Oxford University's Weston Library reopens
Oxford University's Weston Library has reopened to the public after an £80m transformation.
The grade II-listed building in Broad Street has been restored and renovated over three years.
Some of its treasures, including the manuscript of Frankenstein, the Gutenberg Bible and Shakespeare's First Folio, are now on display.
A new exhibition, Marks Of Genius, has been unveiled by Prof Stephen Hawking and Sir David Attenborough.
Prof Hawking, who studied at Oxford as an undergraduate, said: "The works are the product of genius, be it Einstein, Newton or Shakespeare.
"I hope that thousands of people, young and old, will be inspired to develop ideas of their own, to experiment, try out new ways of thinking, and share their ideas with others."
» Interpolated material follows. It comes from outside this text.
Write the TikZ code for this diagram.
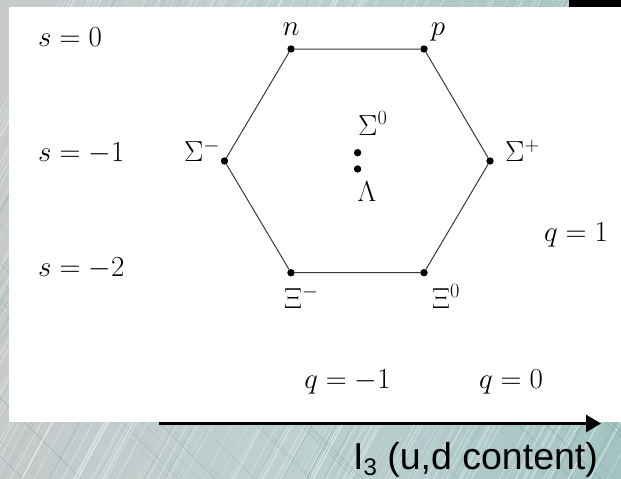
\RequirePackage{fix-cm}
\documentclass[tikz,border=0pt]{standalone}
\usepackage{fontspec}
\newfontfamily\arialfont{Liberation Sans}
\usetikzlibrary{arrows.meta}
\definecolor{bgL}{HTML}{C6CACB}
\definecolor{bgM}{HTML}{BCD0CE}
\definecolor{bgR}{HTML}{A3C3C2}
\definecolor{edgecol}{HTML}{3A3A3A}
\tikzset{
  state/.style={circle, fill=black, inner sep=0pt, minimum size=7.4pt},
  lab/.style={inner sep=0pt, font=\fontsize{29}{34}\selectfont},
  hexedge/.style={draw=edgecol, line width=1pt},
  axisarrow/.style={line width=2.8pt, -{Triangle[length=15pt,width=17pt]}},
}
\begin{document}
\begin{tikzpicture}[x=1pt,y=-1pt]
\useasboundingbox (0,0) rectangle (621,479);
% textured background
\begin{scope}
\clip (0,0) rectangle (621,479);
\shade[left color=bgL, right color=bgR, middle color=bgM] (0,0) rectangle (621,479);
\pgfmathsetseed{11}
\foreach \i in {1,...,160}{
  \pgfmathsetmacro\xa{rnd*900-200}
  \pgfmathsetmacro\op{0.15+0.35*rnd}
  \draw[white, opacity=\op, line width=0.8pt] (\xa,479) -- ++(260,-479);
}
\foreach \i in {1,...,50}{
  \pgfmathsetmacro\xa{rnd*900-200}
  \pgfmathsetmacro\op{0.05+0.12*rnd}
  \draw[black!50!teal, opacity=\op, line width=0.6pt] (\xa,479) -- ++(260,-479);
}
\foreach \i in {1,...,30}{
  \pgfmathsetmacro\xa{rnd*900-100}
  \pgfmathsetmacro\op{0.05+0.12*rnd}
  \draw[teal!70!black, opacity=\op, line width=0.7pt] (\xa,479) -- ++(-300,-300);
}
\end{scope}
\fill[black] (569,0) rectangle (621,7);
\fill[white] (9,7) rectangle (621,422);

% states
\node[state] (n)  at (291,49) {};
\node[state] (p)  at (424,49) {};
\node[state] (sm) at (224.5,161) {};
\node[state] (sp) at (490,161) {};
\node[state] (xm) at (291,272.7) {};
\node[state] (x0) at (424,272.7) {};
\node[state] (s0) at (357.6,152.7) {};
\node[state] (la) at (357.6,169) {};

\draw[hexedge] (n) -- (p) -- (sp) -- (x0) -- (xm) -- (sm) -- (n);

% particle labels
\node[lab, anchor=base] (ln) at (291,35) {$n$};
\node[lab, anchor=base] (lp) at (438,35) {$p$};
\node[lab, anchor=base west] (ls0) at (358,135) {$\Sigma^0$};
\node[lab, anchor=base] (lla) at (367,201.7) {$\Lambda$};
\node[lab, anchor=base east] (lsm) at (220,161.7) {$\Sigma^-$};
\node[lab, anchor=base west] (lsp) at (505,161.7) {$\Sigma^+$};
\node[lab, anchor=base west] (lxm) at (284,308) {$\Xi^-$};
\node[lab, anchor=base west] (lx0) at (432,308) {$\Xi^0$};

% quantum number labels
\node[lab, anchor=base west] (s0l) at (38,46.7) {$s=0$};
\node[lab, anchor=base west] (s1l) at (38,161.7) {$s=-1$};
\node[lab, anchor=base west] (s2l) at (38,276.7) {$s=-2$};
\node[lab, anchor=base] (q1l) at (576,241.7) {$q=1$};
\node[lab, anchor=base] (qm1l) at (347.5,388) {$q=-1$};
\node[lab, anchor=base] (q0l) at (511,388) {$q=0$};

% axis
\coordinate (ax0) at (159,423.5);
\coordinate (ax1) at (601,423.5);
\draw[axisarrow] (ax0) -- (ax1);
\node[inner sep=0pt, anchor=base west, font=\arialfont\fontsize{37.5}{40}\selectfont] (axl) at (353,469)
  {I\raisebox{-6pt}{\fontsize{24}{26}\selectfont 3} (u,d content)};
\end{tikzpicture}
\end{document}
Above and below ground, more than 40km (24 miles) of storage facilities now house special collections which include rare books, manuscripts, archives, music and maps.
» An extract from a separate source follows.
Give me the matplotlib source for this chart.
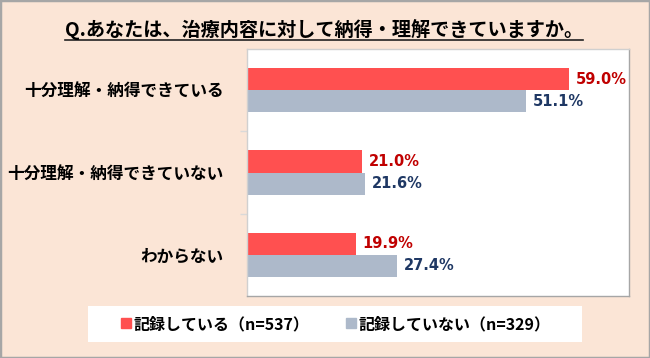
import numpy as np
import matplotlib
matplotlib.use('Agg')
import matplotlib.pyplot as plt
from matplotlib.patches import Rectangle
from matplotlib.lines import Line2D

plt.rcParams['font.family'] = ['Noto Sans CJK JP', 'DejaVu Sans']

# ---------------------------------------------------------------- data
title = 'Q.あなたは、治療内容に対して納得・理解できていますか。'
categories = ['十分理解・納得できている', '十分理解・納得できていない', 'わからない']
recorded = [59.0, 21.0, 19.9]          # 記録している
not_recorded = [51.1, 21.6, 27.4]      # 記録していない
series_names = ['記録している（n=537）', '記録していない（n=329）']

# ---------------------------------------------------------------- style
bg = '#FBE5D6'
red = '#FF5050'
gray = '#ADB9CA'
red_txt = '#C00000'
navy_txt = '#1F3864'
W, H = 650, 358

fig = plt.figure(figsize=(6.5, 3.58), dpi=100, facecolor=bg)
ax = fig.add_axes([247/W, 1 - 296/H, (629 - 247)/W, (296 - 49)/H])
ax.set_facecolor('white')

y = np.arange(len(categories))
h = 0.268
ax.barh(y - h/2, recorded, height=h, color=red)
ax.barh(y + h/2, not_recorded, height=h, color=gray)

# value labels
for yy, v in zip(y - h/2, recorded):
    ax.annotate(f'{v:.1f}%', xy=(v, yy), xytext=(5, 0), textcoords='offset points',
                ha='left', va='center', fontsize=10.5, fontweight='bold',
                color=red_txt, family='DejaVu Sans')
for yy, v in zip(y + h/2, not_recorded):
    ax.annotate(f'{v:.1f}%', xy=(v, yy), xytext=(5, 0), textcoords='offset points',
                ha='left', va='center', fontsize=10.5, fontweight='bold',
                color=navy_txt, family='DejaVu Sans')

ax.set_xlim(0, 70)
ax.set_ylim(2.5, -0.5)
ax.set_xticks([])
ax.set_yticks(y)
ax.set_yticklabels(categories, fontsize=12, fontweight='bold')
ax.tick_params(axis='y', which='major', length=0, pad=17)
ax.set_yticks([0.5, 1.5], minor=True)
ax.tick_params(axis='y', which='minor', length=5, color='#D9D9D9', width=1)

for s in ax.spines.values():
    s.set_color('#D0D0D0')
    s.set_linewidth(1)
ax.spines['right'].set_color('#A6A6A6')
ax.spines['bottom'].set_color('#A6A6A6')

# title with underline
t = fig.text(324/W, 1 - 30/H, title, ha='center', va='center',
             fontsize=13.8, fontweight='bold', color='black')
fig.canvas.draw()
bb = t.get_window_extent()
fig.add_artist(Line2D([bb.x0/W, bb.x1/W], [1 - 40/H, 1 - 40/H],
                      transform=fig.transFigure, color='#222222', lw=1.2))

# legend on a white box
fig.add_artist(Rectangle((88/W, 1 - 342/H), 494/W, 36/H, transform=fig.transFigure,
                         facecolor='white', edgecolor='none'))
handles = [Line2D([], [], marker='s', ls='', color=red, markersize=7),
           Line2D([], [], marker='s', ls='', color=gray, markersize=7)]
fig.legend(handles, series_names, loc='center', bbox_to_anchor=(335/W, 1 - 324/H),
           ncol=2, frameon=False, prop={'weight': 'bold', 'size': 11.5},
           handletextpad=0.1, columnspacing=2.2, handlelength=0.8)

# outer border
fig.add_artist(Rectangle((0, 0), 1, 1, transform=fig.transFigure, fill=False,
                         edgecolor='#A6A6A6', lw=2.5))

fig.savefig('out.png', dpi=100, facecolor=bg)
Formerly the New Bodleian library, it has been renamed the Weston Library in honour of a £25m donation given in March 2008 by the Garfield Weston Foundation, a grant-giving charity.
The library, formally opened by King George VI in 1946, is one of the Bodleian Libraries - a collection of about 40 libraries that serve the University of Oxford.
Together the libraries form the largest university library system in the United Kingdom. They include the principal university library - the Bodleian Library - which has been a library of legal deposit for 400 years.